Generation of short‐burst radiation through Alfvénic acceleration of auroral electrons

Abstract

A comparison of modeled simulation results with in situ observations is presented in an effort to better understand the generation mechanism of short‐burst radiation (AKR) observed in the Alfvénic acceleration region. The simulation is performed using a linear gyrofluid Alfvén model to generate propagating inertial Alfvén waves with a test particle scheme to study the behavior of electrons under the influence of waves. The observations are taken from the wave and plasma instruments on board the Fast Auroral Snapshot (FAST) satellite. We find that single‐ and multiple‐electron shell distributions are produced as a result of parallel electric fields generated from inertial Alfvén waves. Electrons outside the loss cone are reflected back up the flux tube because of the mirror force forming electron conics. Distributions obtained from this simulation resemble the observed electron distributions in the Alfvénic auroral acceleration region where short‐burst radiations were present.
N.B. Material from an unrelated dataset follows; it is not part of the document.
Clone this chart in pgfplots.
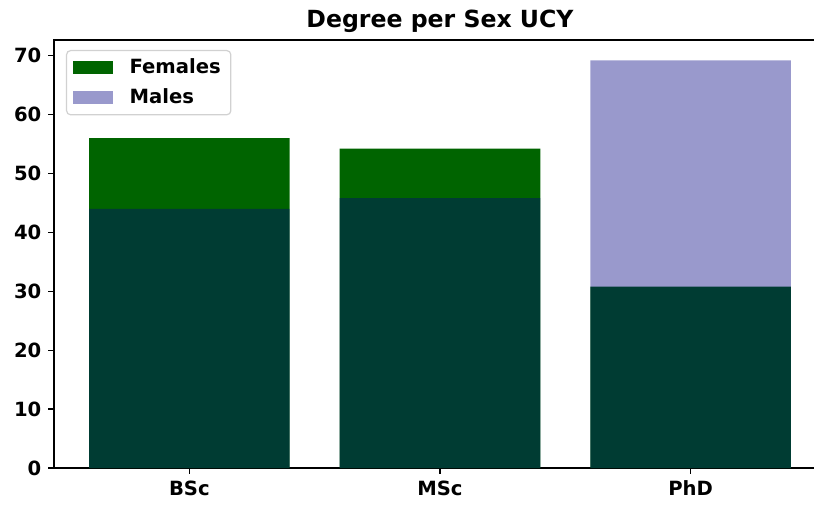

Multiple‐shell distributions as well as electron conics are unstable, making them candidates for triggering the electron‐cyclotron maser instability. Hence we suggest that these unstable distributions, resulting from the effects of inertial Alfvén wave, could be the source of the observed short‐burst radiation in the terrestrial auroral zone magnetosphere‐ionosphere coupling region. We also briefly discuss the application of this general mechanism to explain the Io‐associated S‐bursts observed emanating from the Jovian magnetosphere.